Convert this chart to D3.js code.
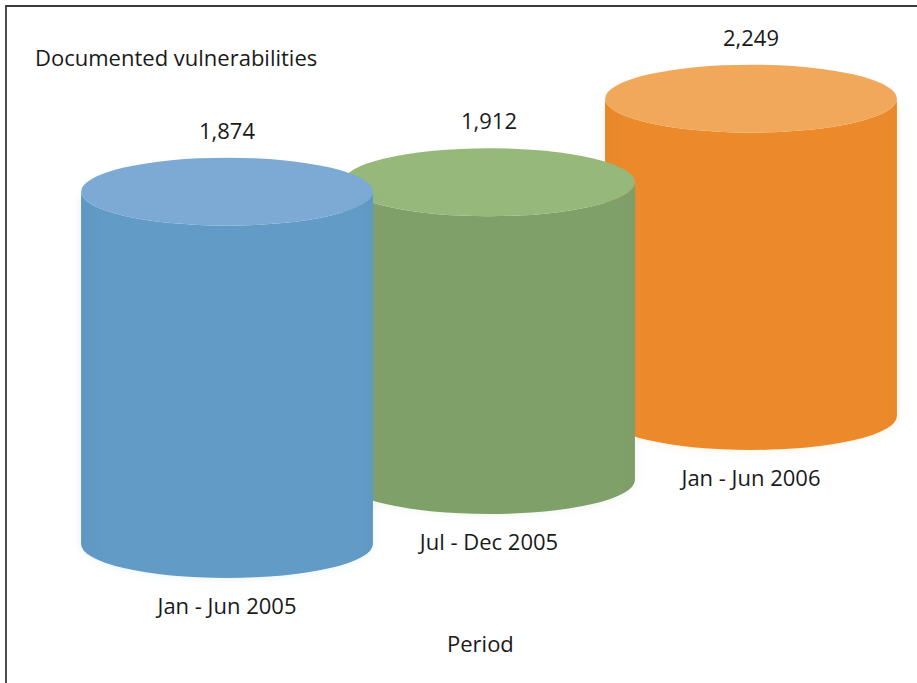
<!DOCTYPE html>
<html>
<head>
<meta charset="utf-8">
<script src="https://cdn.jsdelivr.net/npm/d3@7"></script>
<style>
  html, body { margin: 0; padding: 0; background: #fff; }
  svg { display: block; }
  text { font-family: "Open Sans", "Noto Sans", sans-serif; fill: #1a1a1a; }
</style>
</head>
<body>
<svg id="chart" width="917" height="683"></svg>
<script>
const categories = ["Jan - Jun 2005", "Jul - Dec 2005", "Jan - Jun 2006"];
const values = [1874, 1912, 2249];
const sideColors = ["#619bc6", "#80a06a", "#ec8a2b"];
const topColors = ["#7caad4", "#96b87b", "#f1a85a"];
const yTitle = "Documented vulnerabilities";
const xTitle = "Period";

const W = 917, H = 683;
const FS = 22;
const svg = d3.select("#chart");

// frame (right and bottom edges are cropped off in the reference)
svg.append("path")
  .attr("d", `M6,${H + 5} L6,6 L${W + 5},6`)
  .attr("fill", "none")
  .attr("stroke", "#3a3a3a")
  .attr("stroke-width", 1.8);

// horizontal position of each cylinder
const x = d3.scalePoint().domain(categories).range([227, 751]);
// perspective depth: baseline of each cylinder
const base = d3.scalePoint().domain(categories).range([544, 416]);
// value -> top of cylinder
const y = d3.scaleLinear().domain([1800, 2300]).range([210, 86]);

const rx = x.step() * 0.557;
const ry = 34;

const data = categories.map((c, i) => ({
  cat: c, value: values[i], side: sideColors[i], top: topColors[i], i
}));

// subtle side gradients
const defs = svg.append("defs");
data.forEach(d => {
  const g = defs.append("linearGradient")
    .attr("id", "side" + d.i).attr("x1", "0").attr("x2", "1").attr("y1", "0").attr("y2", "0");
  const c = d3.color(d.side);
  g.append("stop").attr("offset", "0").attr("stop-color", c.darker(0.06));
  g.append("stop").attr("offset", "0.08").attr("stop-color", c);
  g.append("stop").attr("offset", "0.94").attr("stop-color", c);
  g.append("stop").attr("offset", "1").attr("stop-color", c.darker(0.05));
});
const blur = defs.append("filter").attr("id", "glow").attr("x", "-10%").attr("y", "-10%")
  .attr("width", "120%").attr("height", "120%");
blur.append("feGaussianBlur").attr("stdDeviation", 4);

// back to front: last category drawn first
const order = data.slice().reverse();
const cyl = svg.selectAll("g.cyl").data(order).enter().append("g").attr("class", "cyl");

cyl.each(function(d) {
  const g = d3.select(this);
  const cx = x(d.cat), topY = y(d.value), botY = base(d.cat);
  const l = cx - rx, r = cx + rx;
  const sidePath = `M${l},${topY} L${l},${botY} A${rx},${ry} 0 0 0 ${r},${botY} L${r},${topY} A${rx},${ry} 0 0 1 ${l},${topY} Z`;
  g.append("path").attr("d", sidePath)
    .attr("fill", d3.color(d.side).copy({opacity: 0.15}))
    .attr("filter", "url(#glow)");
  g.append("path").attr("d", sidePath).attr("fill", `url(#side${d.i})`);
  g.append("ellipse")
    .attr("cx", cx).attr("cy", topY).attr("rx", rx).attr("ry", ry)
    .attr("fill", d.top);
});

// value labels
svg.selectAll("text.val").data(data).enter().append("text")
  .attr("class", "val")
  .attr("x", d => x(d.cat))
  .attr("y", d => y(d.value) - ry - 19)
  .attr("text-anchor", "middle")
  .attr("font-size", FS)
  .text(d => d3.format(",")(d.value));

// category labels
svg.selectAll("text.cat").data(data).enter().append("text")
  .attr("class", "cat")
  .attr("x", d => x(d.cat))
  .attr("y", d => base(d.cat) + ry + 36)
  .attr("text-anchor", "middle")
  .attr("font-size", FS)
  .text(d => d.cat);

svg.append("text")
  .attr("x", 35).attr("y", 66)
  .attr("font-size", FS)
  .text(yTitle);

svg.append("text")
  .attr("x", x(categories[1]) - 42).attr("y", 652)
  .attr("font-size", FS)
  .text(xTitle);
</script>
</body>
</html>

• _WHAT TO WORK ON_
Reproduce the listing exactly. Leave its pictures out.

• _REPLY_
Convert this chart to D3.js code.
<!DOCTYPE html>
<html>
<head>
<meta charset="utf-8">
<script src="https://cdn.jsdelivr.net/npm/d3@7"></script>
<style>
  html, body { margin: 0; padding: 0; background: #fff; }
  svg { display: block; }
  text { font-family: "Open Sans", "Noto Sans", sans-serif; fill: #1a1a1a; }
</style>
</head>
<body>
<svg id="chart" width="917" height="683"></svg>
<script>
const categories = ["Jan - Jun 2005", "Jul - Dec 2005", "Jan - Jun 2006"];
const values = [1874, 1912, 2249];
const sideColors = ["#619bc6", "#80a06a", "#ec8a2b"];
const topColors = ["#7caad4", "#96b87b", "#f1a85a"];
const yTitle = "Documented vulnerabilities";
const xTitle = "Period";

const W = 917, H = 683;
const FS = 22;
const svg = d3.select("#chart");

// frame (right and bottom edges are cropped off in the reference)
svg.append("path")
  .attr("d", `M6,${H + 5} L6,6 L${W + 5},6`)
  .attr("fill", "none")
  .attr("stroke", "#3a3a3a")
  .attr("stroke-width", 1.8);

// horizontal position of each cylinder
const x = d3.scalePoint().domain(categories).range([227, 751]);
// perspective depth: baseline of each cylinder
const base = d3.scalePoint().domain(categories).range([544, 416]);
// value -> top of cylinder
const y = d3.scaleLinear().domain([1800, 2300]).range([210, 86]);

const rx = x.step() * 0.557;
const ry = 34;

const data = categories.map((c, i) => ({
  cat: c, value: values[i], side: sideColors[i], top: topColors[i], i
}));

// subtle side gradients
const defs = svg.append("defs");
data.forEach(d => {
  const g = defs.append("linearGradient")
    .attr("id", "side" + d.i).attr("x1", "0").attr("x2", "1").attr("y1", "0").attr("y2", "0");
  const c = d3.color(d.side);
  g.append("stop").attr("offset", "0").attr("stop-color", c.darker(0.06));
  g.append("stop").attr("offset", "0.08").attr("stop-color", c);
  g.append("stop").attr("offset", "0.94").attr("stop-color", c);
  g.append("stop").attr("offset", "1").attr("stop-color", c.darker(0.05));
});
const blur = defs.append("filter").attr("id", "glow").attr("x", "-10%").attr("y", "-10%")
  .attr("width", "120%").attr("height", "120%");
blur.append("feGaussianBlur").attr("stdDeviation", 4);

// back to front: last category drawn first
const order = data.slice().reverse();
const cyl = svg.selectAll("g.cyl").data(order).enter().append("g").attr("class", "cyl");

cyl.each(function(d) {
  const g = d3.select(this);
  const cx = x(d.cat), topY = y(d.value), botY = base(d.cat);
  const l = cx - rx, r = cx + rx;
  const sidePath = `M${l},${topY} L${l},${botY} A${rx},${ry} 0 0 0 ${r},${botY} L${r},${topY} A${rx},${ry} 0 0 1 ${l},${topY} Z`;
  g.append("path").attr("d", sidePath)
    .attr("fill", d3.color(d.side).copy({opacity: 0.15}))
    .attr("filter", "url(#glow)");
  g.append("path").attr("d", sidePath).attr("fill", `url(#side${d.i})`);
  g.append("ellipse")
    .attr("cx", cx).attr("cy", topY).attr("rx", rx).attr("ry", ry)
    .attr("fill", d.top);
});

// value labels
svg.selectAll("text.val").data(data).enter().append("text")
  .attr("class", "val")
  .attr("x", d => x(d.cat))
  .attr("y", d => y(d.value) - ry - 19)
  .attr("text-anchor", "middle")
  .attr("font-size", FS)
  .text(d => d3.format(",")(d.value));

// category labels
svg.selectAll("text.cat").data(data).enter().append("text")
  .attr("class", "cat")
  .attr("x", d => x(d.cat))
  .attr("y", d => base(d.cat) + ry + 36)
  .attr("text-anchor", "middle")
  .attr("font-size", FS)
  .text(d => d.cat);

svg.append("text")
  .attr("x", 35).attr("y", 66)
  .attr("font-size", FS)
  .text(yTitle);

svg.append("text")
  .attr("x", x(categories[1]) - 42).attr("y", 652)
  .attr("font-size", FS)
  .text(xTitle);
</script>
</body>
</html>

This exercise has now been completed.